/---

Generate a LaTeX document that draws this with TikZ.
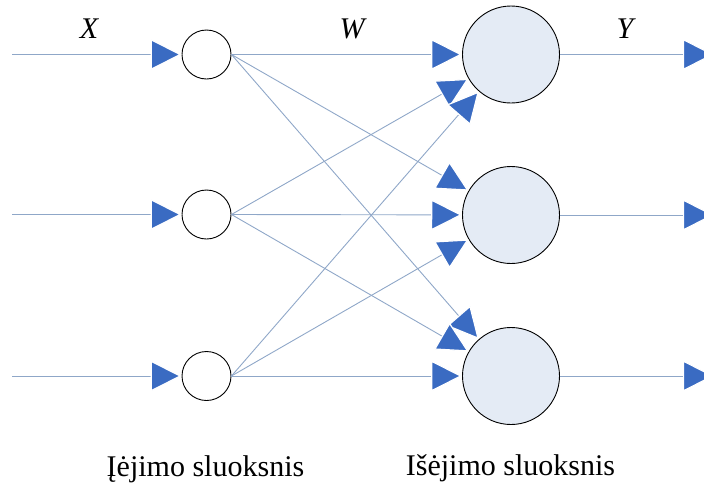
\documentclass[tikz,border=0pt]{standalone}
\usepackage{fontspec}
\setmainfont{Liberation Serif}
\usetikzlibrary{arrows.meta}
\definecolor{arrowblue}{HTML}{3A6BC2}
\definecolor{linec}{HTML}{8FA7C8}
\definecolor{outfill}{HTML}{E4EBF5}
\tikzset{
  inneuron/.style={circle,draw=black,line width=0.9pt,fill=white,minimum size=49pt,inner sep=0pt},
  outneuron/.style={circle,draw=black,line width=0.9pt,fill=outfill,minimum size=97pt,inner sep=0pt},
  conn/.style={draw=linec,line width=0.9pt,-{Triangle[length=31pt,width=31pt,color=white,fill=arrowblue,line width=1.2pt]}},
  lbl/.style={font=\fontsize{30}{36}\selectfont\itshape,anchor=base,inner sep=0pt},
  captiontext/.style={font=\fontsize{30}{36}\selectfont,anchor=base,inner sep=0pt}
}
\begin{document}
\begin{tikzpicture}[x=1pt,y=-1pt]
\useasboundingbox (0,0) rectangle (704,485);
\node[inneuron] (i1) at (206.5,54.5) {};
\node[inneuron] (i2) at (206.5,214.5) {};
\node[inneuron] (i3) at (206.5,376) {};
\node[outneuron] (o1) at (511,54.5) {};
\node[outneuron] (o2) at (511,215) {};
\node[outneuron] (o3) at (511,376) {};
\coordinate (s1) at (12,54.5);
\coordinate (s2) at (12,214.5);
\coordinate (s3) at (12,376);
\coordinate (e1) at (714,54.5);
\coordinate (e2) at (714,215);
\coordinate (e3) at (714,376);
\draw[conn] (s1) -- (i1);
\draw[conn] (s2) -- (i2);
\draw[conn] (s3) -- (i3);
\foreach \i in {1,2,3}{
  \foreach \o in {1,2,3}{
    \draw[conn] (i\i.east) -- (o\o);
  }
}
\draw[conn] (o1) -- (e1);
\draw[conn] (o2) -- (e2);
\draw[conn] (o3) -- (e3);
\node[lbl] (lx) at (89,38) {X};
\node[lbl] (lw) at (352,38) {W};
\node[lbl] (ly) at (625,38) {Y};
\node[captiontext] (c1) at (205.5,476) {Įėjimo sluoksnis};
\node[captiontext] (c2) at (510.5,475) {Išėjimo sluoksnis};
\end{tikzpicture}
\end{document}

\---

▶ [Requirements]: Repeat the full listing above exactly, with no pictures in the copy.

▶ [Full answer]:
Generate a LaTeX document that draws this with TikZ.
\documentclass[tikz,border=0pt]{standalone}
\usepackage{fontspec}
\setmainfont{Liberation Serif}
\usetikzlibrary{arrows.meta}
\definecolor{arrowblue}{HTML}{3A6BC2}
\definecolor{linec}{HTML}{8FA7C8}
\definecolor{outfill}{HTML}{E4EBF5}
\tikzset{
  inneuron/.style={circle,draw=black,line width=0.9pt,fill=white,minimum size=49pt,inner sep=0pt},
  outneuron/.style={circle,draw=black,line width=0.9pt,fill=outfill,minimum size=97pt,inner sep=0pt},
  conn/.style={draw=linec,line width=0.9pt,-{Triangle[length=31pt,width=31pt,color=white,fill=arrowblue,line width=1.2pt]}},
  lbl/.style={font=\fontsize{30}{36}\selectfont\itshape,anchor=base,inner sep=0pt},
  captiontext/.style={font=\fontsize{30}{36}\selectfont,anchor=base,inner sep=0pt}
}
\begin{document}
\begin{tikzpicture}[x=1pt,y=-1pt]
\useasboundingbox (0,0) rectangle (704,485);
\node[inneuron] (i1) at (206.5,54.5) {};
\node[inneuron] (i2) at (206.5,214.5) {};
\node[inneuron] (i3) at (206.5,376) {};
\node[outneuron] (o1) at (511,54.5) {};
\node[outneuron] (o2) at (511,215) {};
\node[outneuron] (o3) at (511,376) {};
\coordinate (s1) at (12,54.5);
\coordinate (s2) at (12,214.5);
\coordinate (s3) at (12,376);
\coordinate (e1) at (714,54.5);
\coordinate (e2) at (714,215);
\coordinate (e3) at (714,376);
\draw[conn] (s1) -- (i1);
\draw[conn] (s2) -- (i2);
\draw[conn] (s3) -- (i3);
\foreach \i in {1,2,3}{
  \foreach \o in {1,2,3}{
    \draw[conn] (i\i.east) -- (o\o);
  }
}
\draw[conn] (o1) -- (e1);
\draw[conn] (o2) -- (e2);
\draw[conn] (o3) -- (e3);
\node[lbl] (lx) at (89,38) {X};
\node[lbl] (lw) at (352,38) {W};
\node[lbl] (ly) at (625,38) {Y};
\node[captiontext] (c1) at (205.5,476) {Įėjimo sluoksnis};
\node[captiontext] (c2) at (510.5,475) {Išėjimo sluoksnis};
\end{tikzpicture}
\end{document}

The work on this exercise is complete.